-- BEGIN --
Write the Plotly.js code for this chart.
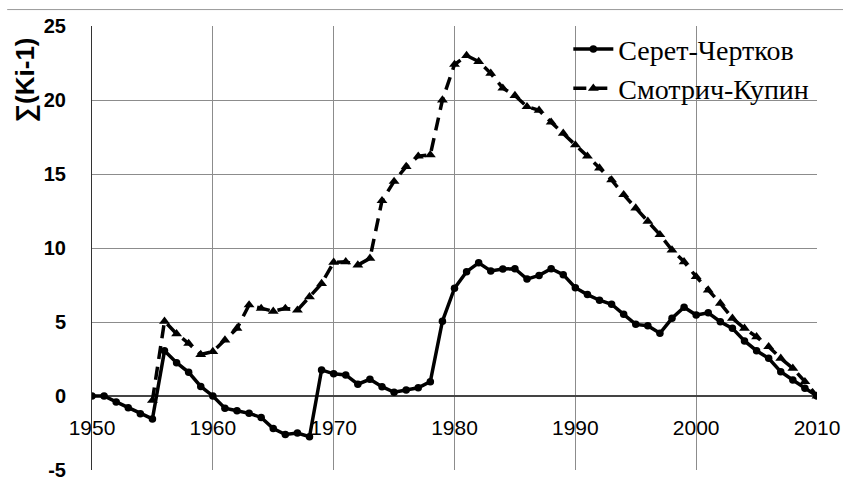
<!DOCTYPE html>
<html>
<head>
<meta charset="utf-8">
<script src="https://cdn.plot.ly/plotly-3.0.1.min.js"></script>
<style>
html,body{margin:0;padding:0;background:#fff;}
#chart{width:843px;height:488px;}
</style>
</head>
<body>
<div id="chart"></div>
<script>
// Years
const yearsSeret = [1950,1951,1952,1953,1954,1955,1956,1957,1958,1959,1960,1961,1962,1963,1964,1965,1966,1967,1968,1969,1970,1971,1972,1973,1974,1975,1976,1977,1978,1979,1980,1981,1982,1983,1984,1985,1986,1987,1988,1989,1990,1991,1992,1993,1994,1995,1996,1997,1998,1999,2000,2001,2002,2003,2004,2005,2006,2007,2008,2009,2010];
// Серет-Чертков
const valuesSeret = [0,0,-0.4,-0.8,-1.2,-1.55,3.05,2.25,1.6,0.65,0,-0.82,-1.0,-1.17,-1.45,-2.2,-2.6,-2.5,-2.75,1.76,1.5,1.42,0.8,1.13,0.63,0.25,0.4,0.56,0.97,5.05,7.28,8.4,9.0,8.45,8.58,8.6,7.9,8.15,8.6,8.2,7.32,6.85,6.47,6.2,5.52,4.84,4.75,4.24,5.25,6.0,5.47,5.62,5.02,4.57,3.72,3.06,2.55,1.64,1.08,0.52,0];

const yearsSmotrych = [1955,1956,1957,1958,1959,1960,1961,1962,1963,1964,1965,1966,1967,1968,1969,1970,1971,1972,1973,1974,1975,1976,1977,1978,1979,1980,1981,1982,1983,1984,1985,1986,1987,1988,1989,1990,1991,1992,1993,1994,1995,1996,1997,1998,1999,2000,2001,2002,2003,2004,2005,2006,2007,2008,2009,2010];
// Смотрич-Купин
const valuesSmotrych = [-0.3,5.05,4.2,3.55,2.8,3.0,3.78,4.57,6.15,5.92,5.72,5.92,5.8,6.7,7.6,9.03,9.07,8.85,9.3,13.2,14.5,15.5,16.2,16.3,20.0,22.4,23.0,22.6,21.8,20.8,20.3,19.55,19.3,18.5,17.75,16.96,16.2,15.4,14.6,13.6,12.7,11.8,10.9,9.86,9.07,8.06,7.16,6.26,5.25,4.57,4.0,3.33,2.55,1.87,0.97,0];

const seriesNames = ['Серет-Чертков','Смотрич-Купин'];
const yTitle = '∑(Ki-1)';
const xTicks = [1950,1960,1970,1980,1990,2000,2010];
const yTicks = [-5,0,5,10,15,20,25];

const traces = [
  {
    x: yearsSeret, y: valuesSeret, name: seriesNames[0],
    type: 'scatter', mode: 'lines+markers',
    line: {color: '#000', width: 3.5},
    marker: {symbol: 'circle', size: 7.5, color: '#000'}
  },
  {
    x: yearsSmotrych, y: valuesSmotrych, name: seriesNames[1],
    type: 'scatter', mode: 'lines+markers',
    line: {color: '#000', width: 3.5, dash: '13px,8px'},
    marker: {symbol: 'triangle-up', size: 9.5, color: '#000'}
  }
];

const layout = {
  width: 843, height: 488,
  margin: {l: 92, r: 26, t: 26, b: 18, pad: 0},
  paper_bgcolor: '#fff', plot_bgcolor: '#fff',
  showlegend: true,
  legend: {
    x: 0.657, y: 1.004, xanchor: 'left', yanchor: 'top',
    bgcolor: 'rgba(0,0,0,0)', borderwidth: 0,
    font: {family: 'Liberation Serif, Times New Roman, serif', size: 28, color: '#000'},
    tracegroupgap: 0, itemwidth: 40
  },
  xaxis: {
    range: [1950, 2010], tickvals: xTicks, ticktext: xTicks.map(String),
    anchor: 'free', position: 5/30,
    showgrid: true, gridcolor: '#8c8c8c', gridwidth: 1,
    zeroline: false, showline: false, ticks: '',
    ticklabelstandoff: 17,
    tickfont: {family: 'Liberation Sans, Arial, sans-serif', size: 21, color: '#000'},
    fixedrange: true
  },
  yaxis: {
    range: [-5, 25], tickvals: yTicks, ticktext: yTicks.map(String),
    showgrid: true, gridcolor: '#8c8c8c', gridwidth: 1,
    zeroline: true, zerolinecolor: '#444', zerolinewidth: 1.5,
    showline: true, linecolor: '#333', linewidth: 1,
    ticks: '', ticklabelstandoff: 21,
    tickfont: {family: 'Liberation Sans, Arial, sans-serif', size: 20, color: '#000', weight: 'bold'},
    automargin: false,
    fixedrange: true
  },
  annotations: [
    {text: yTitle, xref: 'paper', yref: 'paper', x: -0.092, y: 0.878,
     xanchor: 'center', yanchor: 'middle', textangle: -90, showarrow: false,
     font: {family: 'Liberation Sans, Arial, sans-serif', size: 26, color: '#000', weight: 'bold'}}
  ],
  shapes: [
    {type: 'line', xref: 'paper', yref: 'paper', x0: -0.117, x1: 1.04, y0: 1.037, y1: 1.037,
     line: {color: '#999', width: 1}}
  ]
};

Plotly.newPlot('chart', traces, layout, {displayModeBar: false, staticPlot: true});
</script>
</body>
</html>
-- END --
▶ Prompt: Return the full material word for word. Do not include the pictures.

▶ Written answer:
Write the Plotly.js code for this chart.
<!DOCTYPE html>
<html>
<head>
<meta charset="utf-8">
<script src="https://cdn.plot.ly/plotly-3.0.1.min.js"></script>
<style>
html,body{margin:0;padding:0;background:#fff;}
#chart{width:843px;height:488px;}
</style>
</head>
<body>
<div id="chart"></div>
<script>
// Years
const yearsSeret = [1950,1951,1952,1953,1954,1955,1956,1957,1958,1959,1960,1961,1962,1963,1964,1965,1966,1967,1968,1969,1970,1971,1972,1973,1974,1975,1976,1977,1978,1979,1980,1981,1982,1983,1984,1985,1986,1987,1988,1989,1990,1991,1992,1993,1994,1995,1996,1997,1998,1999,2000,2001,2002,2003,2004,2005,2006,2007,2008,2009,2010];
// Серет-Чертков
const valuesSeret = [0,0,-0.4,-0.8,-1.2,-1.55,3.05,2.25,1.6,0.65,0,-0.82,-1.0,-1.17,-1.45,-2.2,-2.6,-2.5,-2.75,1.76,1.5,1.42,0.8,1.13,0.63,0.25,0.4,0.56,0.97,5.05,7.28,8.4,9.0,8.45,8.58,8.6,7.9,8.15,8.6,8.2,7.32,6.85,6.47,6.2,5.52,4.84,4.75,4.24,5.25,6.0,5.47,5.62,5.02,4.57,3.72,3.06,2.55,1.64,1.08,0.52,0];

const yearsSmotrych = [1955,1956,1957,1958,1959,1960,1961,1962,1963,1964,1965,1966,1967,1968,1969,1970,1971,1972,1973,1974,1975,1976,1977,1978,1979,1980,1981,1982,1983,1984,1985,1986,1987,1988,1989,1990,1991,1992,1993,1994,1995,1996,1997,1998,1999,2000,2001,2002,2003,2004,2005,2006,2007,2008,2009,2010];
// Смотрич-Купин
const valuesSmotrych = [-0.3,5.05,4.2,3.55,2.8,3.0,3.78,4.57,6.15,5.92,5.72,5.92,5.8,6.7,7.6,9.03,9.07,8.85,9.3,13.2,14.5,15.5,16.2,16.3,20.0,22.4,23.0,22.6,21.8,20.8,20.3,19.55,19.3,18.5,17.75,16.96,16.2,15.4,14.6,13.6,12.7,11.8,10.9,9.86,9.07,8.06,7.16,6.26,5.25,4.57,4.0,3.33,2.55,1.87,0.97,0];

const seriesNames = ['Серет-Чертков','Смотрич-Купин'];
const yTitle = '∑(Ki-1)';
const xTicks = [1950,1960,1970,1980,1990,2000,2010];
const yTicks = [-5,0,5,10,15,20,25];

const traces = [
  {
    x: yearsSeret, y: valuesSeret, name: seriesNames[0],
    type: 'scatter', mode: 'lines+markers',
    line: {color: '#000', width: 3.5},
    marker: {symbol: 'circle', size: 7.5, color: '#000'}
  },
  {
    x: yearsSmotrych, y: valuesSmotrych, name: seriesNames[1],
    type: 'scatter', mode: 'lines+markers',
    line: {color: '#000', width: 3.5, dash: '13px,8px'},
    marker: {symbol: 'triangle-up', size: 9.5, color: '#000'}
  }
];

const layout = {
  width: 843, height: 488,
  margin: {l: 92, r: 26, t: 26, b: 18, pad: 0},
  paper_bgcolor: '#fff', plot_bgcolor: '#fff',
  showlegend: true,
  legend: {
    x: 0.657, y: 1.004, xanchor: 'left', yanchor: 'top',
    bgcolor: 'rgba(0,0,0,0)', borderwidth: 0,
    font: {family: 'Liberation Serif, Times New Roman, serif', size: 28, color: '#000'},
    tracegroupgap: 0, itemwidth: 40
  },
  xaxis: {
    range: [1950, 2010], tickvals: xTicks, ticktext: xTicks.map(String),
    anchor: 'free', position: 5/30,
    showgrid: true, gridcolor: '#8c8c8c', gridwidth: 1,
    zeroline: false, showline: false, ticks: '',
    ticklabelstandoff: 17,
    tickfont: {family: 'Liberation Sans, Arial, sans-serif', size: 21, color: '#000'},
    fixedrange: true
  },
  yaxis: {
    range: [-5, 25], tickvals: yTicks, ticktext: yTicks.map(String),
    showgrid: true, gridcolor: '#8c8c8c', gridwidth: 1,
    zeroline: true, zerolinecolor: '#444', zerolinewidth: 1.5,
    showline: true, linecolor: '#333', linewidth: 1,
    ticks: '', ticklabelstandoff: 21,
    tickfont: {family: 'Liberation Sans, Arial, sans-serif', size: 20, color: '#000', weight: 'bold'},
    automargin: false,
    fixedrange: true
  },
  annotations: [
    {text: yTitle, xref: 'paper', yref: 'paper', x: -0.092, y: 0.878,
     xanchor: 'center', yanchor: 'middle', textangle: -90, showarrow: false,
     font: {family: 'Liberation Sans, Arial, sans-serif', size: 26, color: '#000', weight: 'bold'}}
  ],
  shapes: [
    {type: 'line', xref: 'paper', yref: 'paper', x0: -0.117, x1: 1.04, y0: 1.037, y1: 1.037,
     line: {color: '#999', width: 1}}
  ]
};

Plotly.newPlot('chart', traces, layout, {displayModeBar: false, staticPlot: true});
</script>
</body>
</html>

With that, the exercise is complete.